1 School of Tourism and Urban Management, Jiangxi University of Finance and Economics, Nanchang, 330013, China
2 College of Environmental and Resource Sciences, Zhejiang University, Hangzhou 310058, China
Tel.: +86 571 86038602, fax: +86 571 86038602

E-mail: lihongyi1981@zju.edu.cn


Received: 19 April 2014 /Accepted: 30 May 2014 /Published: 30 June 2014

Digital Sensors and Sensor Sysstems


Abstract: Survey and monitoring of soil quality are needed to prevent soil degradation and are important for sustainable farming and food production. Conventional soil survey involves intensive soil sampling and laboratory analysis, which are time consuming and expensive. Visible and near infrared spectroscopy of soil has proved to be accurate, cheap and robust and has huge potential for survey of soil quality. To test its potential, 327 soil samples were taken from long-term paddy rice fields in four provinces in south of China and covered a wide range of soil types and texture. The samples were air-dried, ground and passed through a 2 mm sieve. They were then scanned by an ASD vis–NIR spectrometer with wavelength range from 350 to 2500 nm. Organic matter (OM), pH, total nitrogen (TN) and available nitrogen (N_av) were also measured on soil samples to build calibration models and also to validate the models’ accuracy.

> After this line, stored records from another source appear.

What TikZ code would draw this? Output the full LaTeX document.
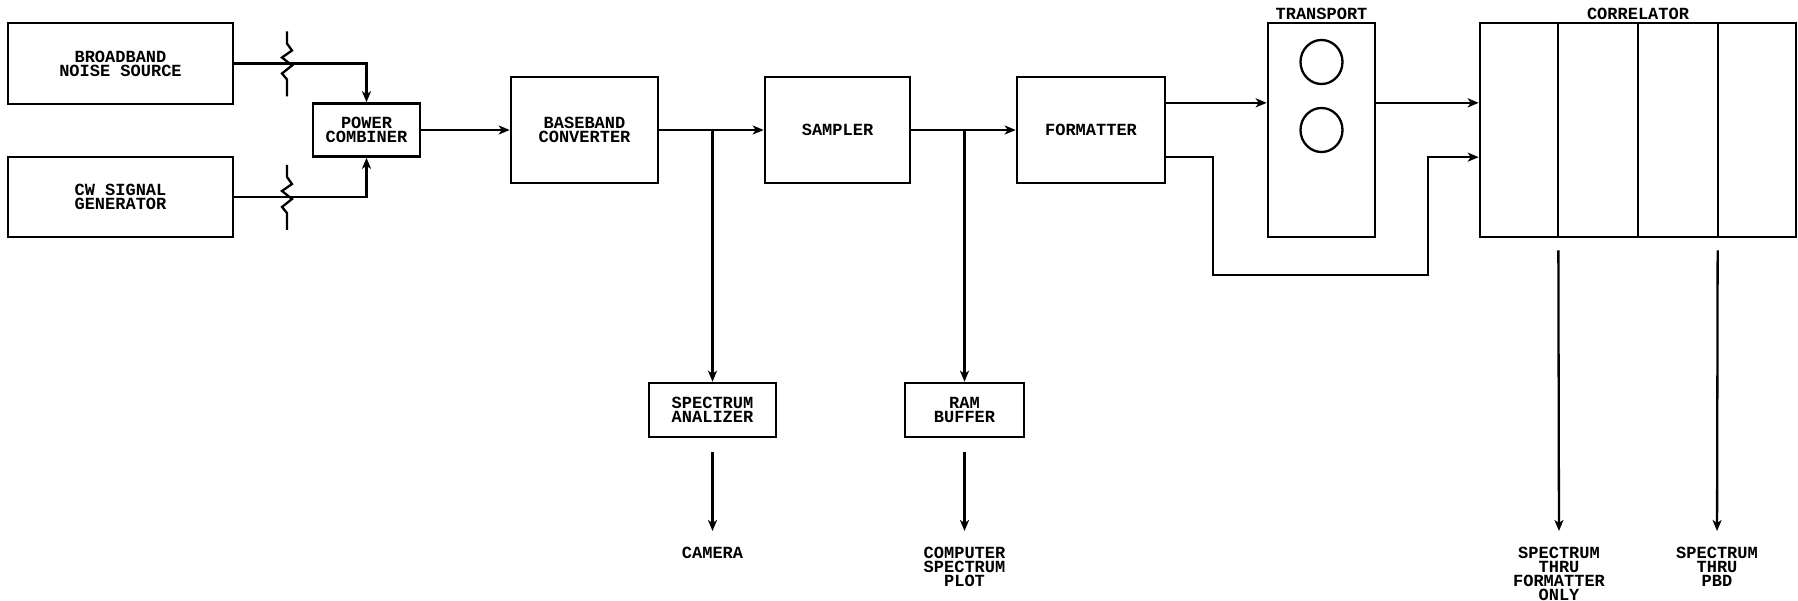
\documentclass[tikz,border=0pt]{standalone}
\usepackage{fontspec}
\setmonofont{Liberation Mono}
\usetikzlibrary{positioning,arrows.meta,calc}
\tikzset{
  blok/.style={rectangle,draw,line width=2.6pt,align=center,inner sep=0pt,font=\ttfamily\bfseries\fontsize{17}{14}\selectfont},
  popis/.style={align=center,inner sep=0pt,anchor=north,font=\ttfamily\bfseries\fontsize{17}{14}\selectfont},
  hrana/.style={line width=2.3pt},
  sip/.style={-{Stealth[length=11pt,width=9pt,inset=3pt]},line width=2.3pt},
  sipd/.style={sip,shorten >=16pt},
}

\begin{document}
\begin{tikzpicture}[x=1pt,y=-1pt]
  \useasboundingbox (0,0) rectangle (1798,601);
  % vstupy
  \node[blok,minimum width=225pt,minimum height=81pt] (bns) at (120.5,63.5) {BROADBAND\\NOISE SOURCE};
  \node[blok,minimum width=225pt,minimum height=80pt] (cw) at (120.5,197) {CW SIGNAL\\GENERATOR};
  \node[blok,minimum width=107pt,minimum height=53pt] (pc) at (366.5,130) {POWER\\COMBINER};
  % hlavni rada
  \node[blok,minimum width=147pt,minimum height=106pt] (bb) at (584.5,130) {BASEBAND\\CONVERTER};
  \node[blok,minimum width=145pt,minimum height=106pt] (smp) at (837.5,130) {SAMPLER};
  \node[blok,minimum width=148pt,minimum height=106pt] (fmt) at (1091,130) {FORMATTER};
  \node[blok,minimum width=107pt,minimum height=214pt] (trn) at (1321.5,130) {};
  \node[blok,minimum width=316pt,minimum height=214pt] (cor) at (1638,130) {};
  \node[popis,anchor=base] (trnl) at ($(trn.north)+(0,-2)$) {TRANSPORT};
  \node[popis,anchor=base] (corl) at ($(cor.north)+(0,-2)$) {CORRELATOR};
  % odbocky
  \node[blok,minimum width=127pt,minimum height=54pt] (sa) at (712.5,410) {SPECTRUM\\ANALIZER};
  \node[blok,minimum width=119pt,minimum height=54pt] (ram) at (964.5,410) {RAM\\BUFFER};
  \node[popis] (cam) at (712.5,547) {CAMERA};
  \node[popis] (plt) at (964.5,547) {COMPUTER\\SPECTRUM\\PLOT};
  \node[popis] (o1) at (1559,547) {SPECTRUM\\THRU\\FORMATTER\\ONLY};
  \node[popis] (o2) at (1717,547) {SPECTRUM\\THRU\\PBD};

  % kotouce a deleni
  \draw[hrana] ($(trn.center)+(0,-68)$) ellipse [x radius=21, y radius=22];
  \draw[hrana] (trn.center) ellipse [x radius=21, y radius=22];
  \foreach \f in {0.25,0.5,0.75}
    \draw[line width=1.8pt] ($(cor.north west)!\f!(cor.north east)$) -- ($(cor.south west)!\f!(cor.south east)$);

  % spoje
  \draw[sip] (bns.east) -| (pc.north);
  \draw[sip] (cw.east) -| (pc.south);
  \foreach \yy in {63.5,197}
    \draw[hrana] (287,\yy-32) -- (287,\yy-20) -- (292,\yy-13) -- (282,\yy-6) -- (292,\yy+2)
      -- (282,\yy+10) -- (287,\yy+16) -- (287,\yy+33);
  \draw[sip] (pc.east) -- (bb.west);
  \draw[sip] (bb.east) -- (smp.west);
  \draw[sip] (smp.east) -- (fmt.west);
  \draw[sip] (sa.north |- bb.east) -- (sa.north);
  \draw[sip] (ram.north |- smp.east) -- (ram.north);
  \coordinate (sa-o) at ($(sa.south)+(0,14)$);
  \coordinate (ram-o) at ($(ram.south)+(0,14)$);
  \draw[sipd] (sa-o) -- (cam.north);
  \draw[sipd] (ram-o) -- (plt.north);

  \coordinate (f1) at ($(fmt.north east)!0.25!(fmt.south east)$);
  \coordinate (f2) at ($(fmt.north east)!0.75!(fmt.south east)$);
  \coordinate (ob1) at (1213,275);
  \coordinate (ob2) at (1428,275);
  \draw[sip] (f1) -- (f1 -| trn.west);
  \draw[sip] (f1 -| trn.east) -- (f1 -| cor.west);
  \draw[sip] (f2) -| (ob1) -| (ob2 |- f2) -- (f2 -| cor.west);

  \coordinate (c1) at ($(cor.south west)!0.25!(cor.south east)+(0,12)$);
  \coordinate (c2) at ($(cor.south west)!0.75!(cor.south east)+(0,12)$);
  \draw[sipd] (c1) -- (o1.north);
  \draw[sipd] (c2) -- (o2.north);
\end{tikzpicture}
\end{document}
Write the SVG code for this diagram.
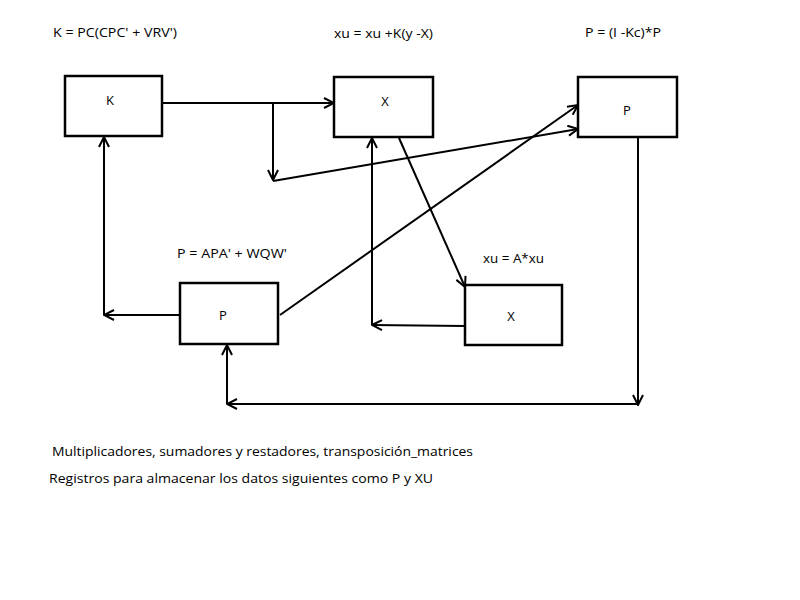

On the basis of the ratio of prediction deviation (RPD), which is standard deviation (SD) of prediction divided by the root mean square error of prediction (RMSEP), the accuracy of leave-one-out cross-validation of soil N_av model was classified very good (RPD=1.96) and soil OM and TN was good (RPD=1.78 and RPD=1.81, respectively). However, the model accuracy of pH was poor due to non-direct soil spectral response for soil pH in vis–NIR spectroscopy. The independent validation results showed excellent accuracy for soil N_av (RPD=3.26), good accuracy for OM and TN (RPD=1.76 and RPD=1.78) and relative poor accuracy for soil pH (RPD=1.27). This feasibility study is encouraging for the application of vis–NIR surveys of soil quality accuracy at regional and national scales; it found good to excellent accuracy for some important soil properties in quality survey.


Keywords: Soil quality survey, Proximal soil sensor, Vis–NIR, PLSR, Rice paddy field.